Senator Dwight Bullard of Miami-Dade has been trying for years to have Florida regulate plastic bags, with little success. The Environmental Preservation and Conservation Committee* has approved a similar bill sponsored by Bullard that may do the next best thing- allow individual communities to create their own policies.
Florida’s been trying to figure out how to manage plastic bags for several years. The bags are seen as useful, but at the expense of the environment. Varying local ordinances led lawmakers to impose a ban on bag bans- to allow policy makers to bone up on existing bag law.
Sen. Dwight Bullard (D- Miami-Dade) has been a prominent face in the ongoing struggle. He’s tried proposing a bill during his time in the House that would outright ban plastic bags in Florida, but the measure stalled. But Bullard submitted a bill like it and struck gold.
“Representative Richardson out of Miami Beach and I worked on, really, a compromise bill that turned the lifting of the ban into a pilot program for coastal municipalities,” Bullard says.
Instead of banning bags outright, the measure allows individuals the right to choose. It won the approval of the Environmental Preservation and Conservation Committee earlier this week.

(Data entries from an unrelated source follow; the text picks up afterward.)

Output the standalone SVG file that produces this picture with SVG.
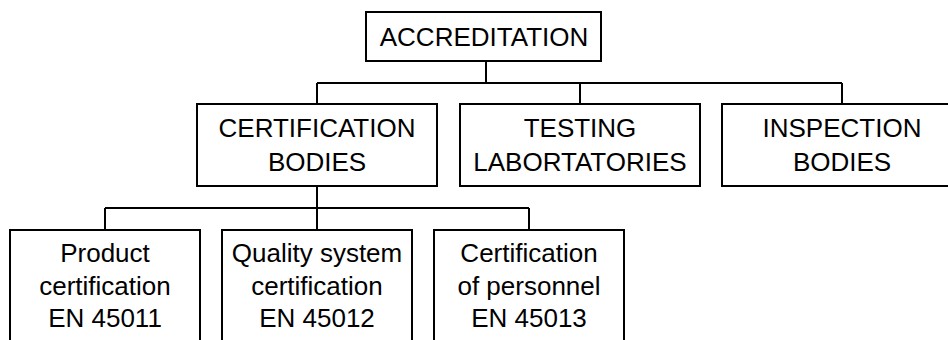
<svg xmlns="http://www.w3.org/2000/svg" width="948" height="340" viewBox="0 0 948 340">
<style>
rect{fill:#fff;stroke:#000;stroke-width:2}
text{font-family:"Liberation Sans",Arial,sans-serif;font-size:26px;fill:#000;text-anchor:middle}
.c{fill:none;stroke:#000;stroke-width:2}
</style>
<rect x="0" y="0" width="948" height="340" style="stroke:none"/>
<g id="connectors">
<path class="c" d="M486 61V83M317 83H842M317 83V104M580 83V104M842 83V104"/>
<path class="c" d="M317 186V208M105 208H529M105 208V230M317 208V230M529 208V230"/>
</g>
<g id="accreditation"><rect x="366" y="12" width="235" height="49"/><text x="484" y="46">ACCREDITATION</text></g>
<g id="certification-bodies"><rect x="197" y="104" width="240" height="82"/><text x="317" y="137">CERTIFICATION</text><text x="317" y="171">BODIES</text></g>
<g id="testing-laboratories"><rect x="460" y="104" width="240" height="82"/><text x="580" y="137">TESTING</text><text x="580" y="171">LABORTATORIES</text></g>
<g id="inspection-bodies"><rect x="722" y="104" width="240" height="82"/><text x="842" y="137">INSPECTION</text><text x="842" y="171">BODIES</text></g>
<g id="product-certification"><rect x="10" y="230" width="190" height="120"/><text x="105" y="262">Product</text><text x="105" y="295">certification</text><text x="105" y="327">EN 45011</text></g>
<g id="quality-system-certification"><rect x="222" y="230" width="190" height="120"/><text x="317" y="262">Quality system</text><text x="317" y="295">certification</text><text x="317" y="327">EN 45012</text></g>
<g id="certification-of-personnel"><rect x="434" y="230" width="190" height="120"/><text x="529" y="262">Certification</text><text x="529" y="295">of personnel</text><text x="529" y="327">EN 45013</text></g>
</svg>
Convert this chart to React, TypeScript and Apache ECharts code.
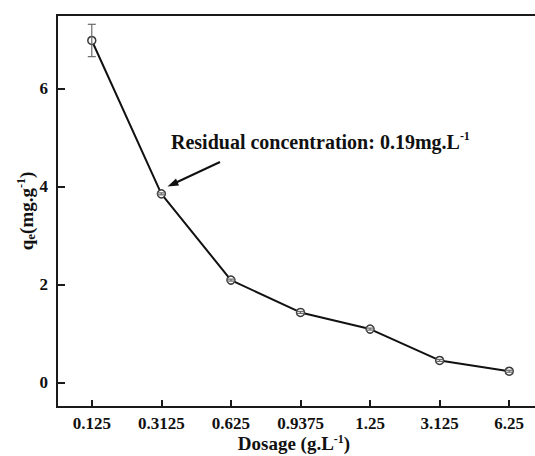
import React, { useEffect, useRef } from "react";
import * as echarts from "echarts";

const categories = ["0.125", "0.3125", "0.625", "0.9375", "1.25", "3.125", "6.25"];
const qeValues = [6.98, 3.85, 2.09, 1.43, 1.09, 0.45, 0.23];
const qeErrors = [0.33, 0.02, 0.02, 0.02, 0.02, 0.02, 0.02];
const yTicks = [0, 2, 4, 6];

const FONT = "'Liberation Serif', 'Times New Roman', serif";

export default function App() {
  const ref = useRef<HTMLDivElement>(null);
  useEffect(() => {
    if (!ref.current) return;
    const chart = echarts.init(ref.current, null, { renderer: "svg" });
    const errData = categories.map((c, i) => [i, qeValues[i] - qeErrors[i], qeValues[i] + qeErrors[i]]);
    chart.setOption({
      animation: false,
      backgroundColor: "#ffffff",
      grid: {
        left: 57,
        top: 15,
        right: -9,
        bottom: 49,
        outerBoundsMode: "none",
        containLabel: false,
        show: true,
        borderColor: "#1a1a1a",
        borderWidth: 2,
      },
      xAxis: {
        type: "category",
        data: categories,
        boundaryGap: true,
        axisLine: { show: true, onZero: false, lineStyle: { color: "#1a1a1a", width: 2 } },
        axisTick: { show: true, inside: true, length: 7, alignWithLabel: true, lineStyle: { color: "#1a1a1a", width: 2 } },
        axisLabel: { color: "#111", fontFamily: FONT, fontWeight: "bold", fontSize: 17, margin: 8 },
        splitLine: { show: false },
        name: "{b|Dosage (g.L}{sup|-1}{b|)}",
        nameLocation: "middle",
        nameMoveOverlap: false,
        nameGap: 26,
        nameTextStyle: {
          padding: [0, 13, 0, 0],
          rich: {
            b: { fontFamily: FONT, fontWeight: "bold", fontSize: 19, color: "#111", lineHeight: 21 },
            sup: { fontFamily: FONT, fontWeight: "bold", fontSize: 12, color: "#111", lineHeight: 12, verticalAlign: "top" },
          },
        },
      },
      yAxis: {
        type: "value",
        min: -0.5,
        max: 7.5,
        axisLine: { show: true, lineStyle: { color: "#1a1a1a", width: 2 } },
        axisTick: { show: true, inside: true, length: 8, customValues: yTicks, lineStyle: { color: "#1a1a1a", width: 2 } },
        axisLabel: { color: "#111", fontFamily: FONT, fontWeight: "bold", fontSize: 17, margin: 9, customValues: yTicks },
        splitLine: { show: false },
        name: "{b|q}{sub|e}{b|(mg.g}{sup|-1}{b|)}",
        nameLocation: "middle",
        nameRotate: 90,
        nameMoveOverlap: false,
        nameGap: 20,
        nameTextStyle: {
          rich: {
            b: { fontFamily: FONT, fontWeight: "bold", fontSize: 19, color: "#111", lineHeight: 22 },
            sub: { fontFamily: FONT, fontWeight: "bold", fontSize: 13, color: "#111", lineHeight: 13, verticalAlign: "bottom" },
            sup: { fontFamily: FONT, fontWeight: "bold", fontSize: 12, color: "#111", lineHeight: 12, verticalAlign: "top" },
          },
        },
      },
      series: [
        {
          type: "line",
          data: qeValues,
          z: 2,
          lineStyle: { color: "#111", width: 2 },
          symbol: "circle",
          symbolSize: 8,
          itemStyle: { color: "#ffffff", borderColor: "#3a3a3a", borderWidth: 1.5 },
        },
        {
          type: "custom",
          z: 5,
          data: errData,
          renderItem: (params: any, api: any) => {
            const x = api.coord([api.value(0), api.value(1)])[0];
            const lo = api.coord([api.value(0), api.value(1)])[1];
            const hi = api.coord([api.value(0), api.value(2)])[1];
            const hw = 4;
            const style = { stroke: "#6a6a6a", lineWidth: 1.2 };
            return {
              type: "group",
              children: [
                { type: "line", shape: { x1: x, y1: lo, x2: x, y2: hi }, style },
                { type: "line", shape: { x1: x - hw, y1: lo, x2: x + hw, y2: lo }, style },
                { type: "line", shape: { x1: x - hw, y1: hi, x2: x + hw, y2: hi }, style },
              ],
            };
          },
        },
      ],
      graphic: [
        {
          type: "text",
          left: 171,
          top: 130,
          style: {
            text: "{b|Residual concentration: 0.19mg.L}{sup|-1}",
            rich: {
              b: { fontFamily: FONT, fontWeight: "bold", fontSize: 20, fill: "#111", lineHeight: 24 },
              sup: { fontFamily: FONT, fontWeight: "bold", fontSize: 12, fill: "#111", lineHeight: 13, verticalAlign: "top" },
            },
          },
        },
        {
          type: "line",
          shape: { x1: 220, y1: 162, x2: 174, y2: 183.5 },
          style: { stroke: "#111", lineWidth: 2 },
        },
        {
          type: "polygon",
          shape: { points: [[167.5, 186.5], [176, 178.5], [179, 185.5]] },
          style: { fill: "#111" },
        },
      ],
    });
    return () => chart.dispose();
  }, []);
  return (
    <div
      ref={ref}
      style={{ position: "fixed", left: 0, top: 0, width: 535, height: 456, background: "#fff" }}
    />
  );
}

However, that doesn’t mean the bill didn’t have some critics. Samantha Padgett of the Florida Retail Federation felt that plastic bags have plenty of uses, and that banning them is short-sighted.
“The negatives are that it does not biodegrade if littered. And what you’re hearing from the concerns there are people who have littered plastic bags. The bag itself is not at fault, it’s how the bag is disposed of,” Padgett says.
Still, objections were few. Sen. Bullard says that, even though the bill had to be altered this year, the changes don’t matter. He says the bill still hits where it needs to, because coastal areas deal with a huge chunk of the pollution.
Marine life is often found caught in the bags, and some animals, like Florida’s endangered sea turtles, even mistake them for food.
“Because they can’t distinguish between them and jellyfish, and then birds may swoop down and end up biting a mouthful of plastic bags, as opposed to fish, and so, it just really, really tempers with our ecosystem,” Bullard says.
If nature were the only system beset by excess baggage, Bullard would be calling this a win. But plastic bags also get clogged in water filtration systems, and that isn’t an issue resigned to the coast.
Still, Bullard feels it’s a good first step, and hopes this move will encourage further discussions on the issue.
“For a state like Florida, which is surrounded on three sides by water, it’s pretty significant,” Bullard says.
The fight isn’t over, but for now, this mini-victory is in the bag.
*Correction: The original version of this story incorrectly stated this bill had made its way through the legislature, but it had only been approved by the Environmental Preservation and Conservation Committee.